Car, paradoxalement, le président, fortement
légitimé par le suffrage universel, se trouve
pour ainsi
dire dépouillé des attributs de
l'exécutif ; il n'a autorité plénière que sur l'armée,
dans un Etat où l'armée
est, à tout le moins, d'une puissance relative.

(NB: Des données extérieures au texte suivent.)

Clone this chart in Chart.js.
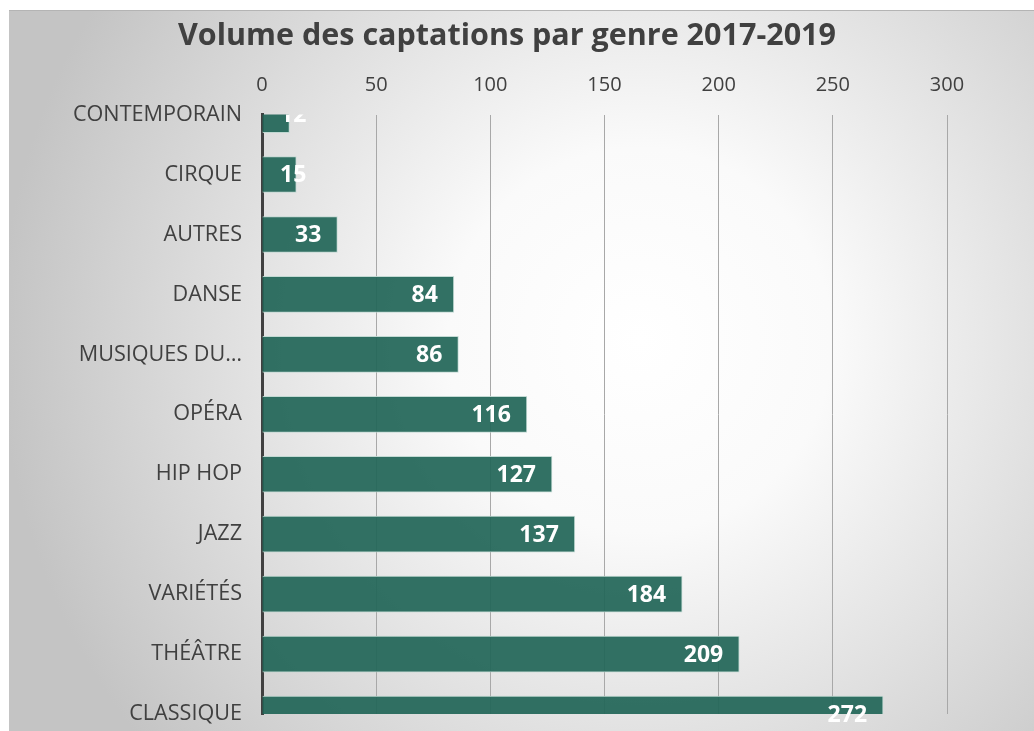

Et les rouages entre l'exécutif et le législatif
sont tellement tatillons, tellement
contraignants qu'ils ne peuvent qu'entraver
la décision, ce qui engendrera la paralysie de
l'Etat. Mais peut-être est-ce cela qui est
recherché pour précipiter le dépérissement d'un
tel Etat, censé être une étape dans le processus
qui aurait à nous
conduire vers la restauration du
califat.
La même confusion s'exprime à travers l'appel à
la décentralisation et à l'autonomie des
régions, qui se trouvent contrariées par
l'insistance sur la centralité de l'Etat. Six
mois après le délai prévu, la Constitution qui
nous est proposée est sous tous rapports
inacceptable. Ses rédacteurs avancent masqués
pour
servir le projet islamiste d'Ennahda.
Aussi est-elle plus idéologique que juridique.

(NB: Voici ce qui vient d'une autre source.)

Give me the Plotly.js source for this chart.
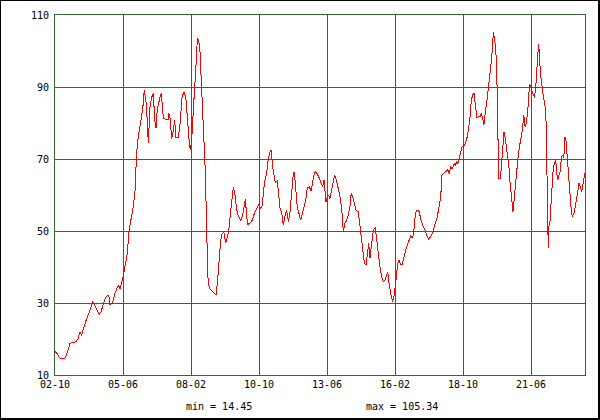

Si elle est adoptée, ce sera le désastre de la
régression et la voie ouverte vers la théocratie
et la clôture archaïque. Si elle est rejetée, la
crise perdurera et la légitimité des islamistes,
et au-delà d'eux, des constituants toutes
couleurs confondues, sera encore plus érodée. En
somme, la révolution continue.
Source : LE MONDE du 30.04.201
Le texte de la nouvelle Constitution tunisienne,
proposé par l'Assemblée nationale constituante,
a été rendu public mercredi 24 avril. Il doit
désormais être soumis à l'approbation des
Tunisiens.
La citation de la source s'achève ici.